What "peace" actually means here

It is worth being precise about what the Trump peace framework would actually produce if implemented as designed. Ukraine would withdraw from the remaining Ukrainian-controlled portions of the Donbas — territory Russia has not yet managed to seize through three years of war. Ukraine would permanently forgo NATO membership. Ukraine's military would face restrictions. Russia would retain Crimea, annexed illegally in 2014. Russia would retain control of vast swaths of eastern and southern Ukraine seized since 2022. And Russia would face no binding enforcement mechanism for any commitment it makes, because every enforcement mechanism that might work — NATO membership, a European security guarantee with teeth, continued Western weapons supplies — is either off the table or being wound down.
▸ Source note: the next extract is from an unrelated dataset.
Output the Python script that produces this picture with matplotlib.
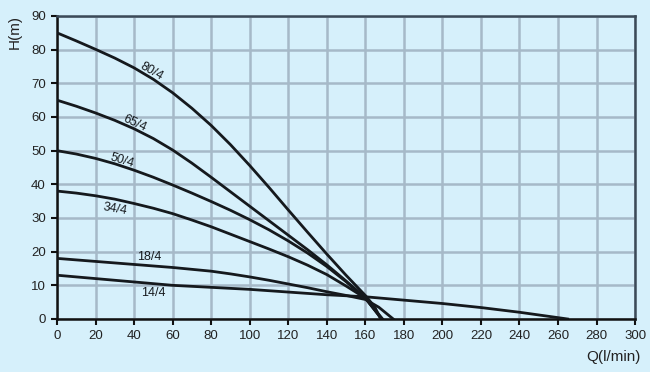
import numpy as np
import matplotlib
matplotlib.use("Agg")
import matplotlib.pyplot as plt

# pump curves: flow Q (l/min) vs head H (m)
q_80 = [0, 10, 20, 30, 40, 50, 60, 70, 80, 90, 100, 110, 120, 130, 140, 150, 160, 165, 168]
h_80 = [85, 82.6, 80.1, 77.5, 74.6, 71.2, 67.2, 62.6, 57.5, 51.8, 45.6, 39.1, 32.4, 25.8, 19.3, 13, 7, 3.5, 0]

q_65 = [0, 10, 20, 30, 40, 50, 60, 70, 80, 90, 100, 110, 120, 130, 140, 150, 160, 168.5]
h_65 = [65, 63.2, 61.2, 59, 56.5, 53.6, 50.2, 46.3, 42.1, 37.8, 33.5, 29.2, 24.9, 20.6, 16.1, 11.3, 6.3, 0]

q_50 = [0, 10, 20, 30, 40, 50, 60, 70, 80, 90, 100, 110, 120, 130, 140, 150, 160, 168.5]
h_50 = [50, 49, 47.7, 46.1, 44.2, 42.1, 39.8, 37.4, 34.9, 32.3, 29.5, 26.5, 23.2, 19.6, 15.6, 11.1, 6.2, 0]

q_34 = [0, 10, 20, 30, 40, 50, 60, 70, 80, 90, 100, 110, 120, 130, 140, 150, 160, 169]
h_34 = [38, 37.4, 36.6, 35.6, 34.3, 32.9, 31.3, 29.4, 27.4, 25.2, 23, 20.8, 18.5, 16, 13.2, 9.8, 6.2, 0]

q_18 = [0, 20, 40, 60, 80, 90, 100, 110, 120, 130, 140, 150, 160, 167, 174.5]
h_18 = [18, 17.1, 16.2, 15.3, 14.2, 13.4, 12.5, 11.5, 10.4, 9.3, 8.1, 7, 5.8, 3.5, 0]

q_14 = [0, 20, 40, 60, 80, 100, 120, 140, 160, 180, 200, 220, 240, 265]
h_14 = [13, 12, 11, 10, 9.4, 8.8, 8, 7.2, 6.6, 5.6, 4.6, 3.4, 2, 0]

labels = ["80/4", "65/4", "50/4", "34/4", "18/4", "14/4"]
label_q = [49, 40.5, 34, 30, 48, 50]
label_h = [73.5, 58, 47, 32.5, 18.5, 7.6]
label_rot = [-30, -25, -17, -10, 0, 0]

bg = "#d6f0fb"
fig = plt.figure(figsize=(6.5, 3.72), dpi=100, facecolor=bg)
ax = fig.add_axes([0.0877, 0.1425, 0.8893, 0.8145])
ax.set_facecolor(bg)

curves = [(q_80, h_80), (q_65, h_65), (q_50, h_50), (q_34, h_34), (q_18, h_18), (q_14, h_14)]
for q, h in curves:
    ax.plot(q, h, color="#15191d", lw=2.0, solid_joinstyle="round", zorder=3)

for t, x, y, r in zip(labels, label_q, label_h, label_rot):
    ax.text(x, y, t, fontsize=9, family="Liberation Sans", color="#15191d",
            rotation=r, rotation_mode="anchor", ha="center", va="center", zorder=4)

ax.set_xlim(0, 300)
ax.set_ylim(0, 90)
ax.set_xticks(np.arange(0, 301, 20))
ax.set_yticks(np.arange(0, 91, 10))
ax.grid(True, color="#a6b9c8", lw=1.8, zorder=1)
ax.set_axisbelow(True)

for s in ["left", "bottom"]:
    ax.spines[s].set_color("#111111")
    ax.spines[s].set_linewidth(1.8)
for s in ["top", "right"]:
    ax.spines[s].set_color("#3b4a58")
    ax.spines[s].set_linewidth(1.8)

ax.tick_params(direction="out", length=4, width=1.5, color="#111111",
               labelsize=9.5, pad=4)
for lab in ax.get_xticklabels() + ax.get_yticklabels():
    lab.set_family("Liberation Sans")
    lab.set_color("#222222")

fig.text(0.022, 0.915, "H(m)", rotation=90, fontsize=11, family="Liberation Sans",
         ha="center", va="center", color="#222222")
fig.text(0.986, 0.04, "Q(l/min)", fontsize=11, family="Liberation Sans",
         ha="right", va="center", color="#222222")

fig.savefig("out.png", dpi=100, facecolor=bg)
This is not a peace settlement. It is a delayed capitulation, dressed in diplomatic language. And it rewards a war of aggression in ways that will shape the calculations of every authoritarian government watching from Moscow to Beijing to Pyongyang.


As the Polish president put it, the Russian Federation has "a particular mindset, both on a political and social level, to attack and subjugate countries to the west of its borders." A peace deal that validates that mindset — by delivering its territorial fruits — does not end that threat. It schedules the next one.


The 24-hour promise and the endless war

Trump's promise to end the war within 24 hours of taking office was always a fantasy. Wars of this complexity and duration do not end on campaign-trail timelines. But the failure to end the war is compounded by something worse: the diplomatic architecture the administration has built actively makes durable peace harder to achieve. By taking Ukraine's strongest cards — NATO membership, weapons supplies, Western solidarity — off the table as opening concessions rather than negotiating assets, Trump has left Ukraine with little to trade and Russia with little incentive to stop fighting.


The war continues. Russian forces continue to advance. Ukrainian civilians continue to die. And the peace plan that was supposed to end it — written in part by a Trump envoy who coached the Kremlin on how to sell it to his own president — sits on a table in a series of inconclusive talks, while Putin waits for the math to work in his favor.

At some point, the question stops being whether Trump is a Russian asset in the legal or conspiratorial sense, and becomes a simpler, more damning one: does it matter? When every action, every pressure, every structural choice in the peace process advantages Moscow and disadvantages Kyiv — when even a Republican congressman asks whether a Russian paid agent would have done any differently — the effect is indistinguishable from the intent.


The war that Trump promised to end in 24 hours is now in its fifth year. Russia has not been pressured to give up a single occupied town. Ukraine has been pressured to give up everything. And the man who promised peace has given Putin precisely what the Kremlin needed most: time, legitimacy, and a diplomat who coaches Russian officials on how to flatter the American president into doing Moscow's bidding.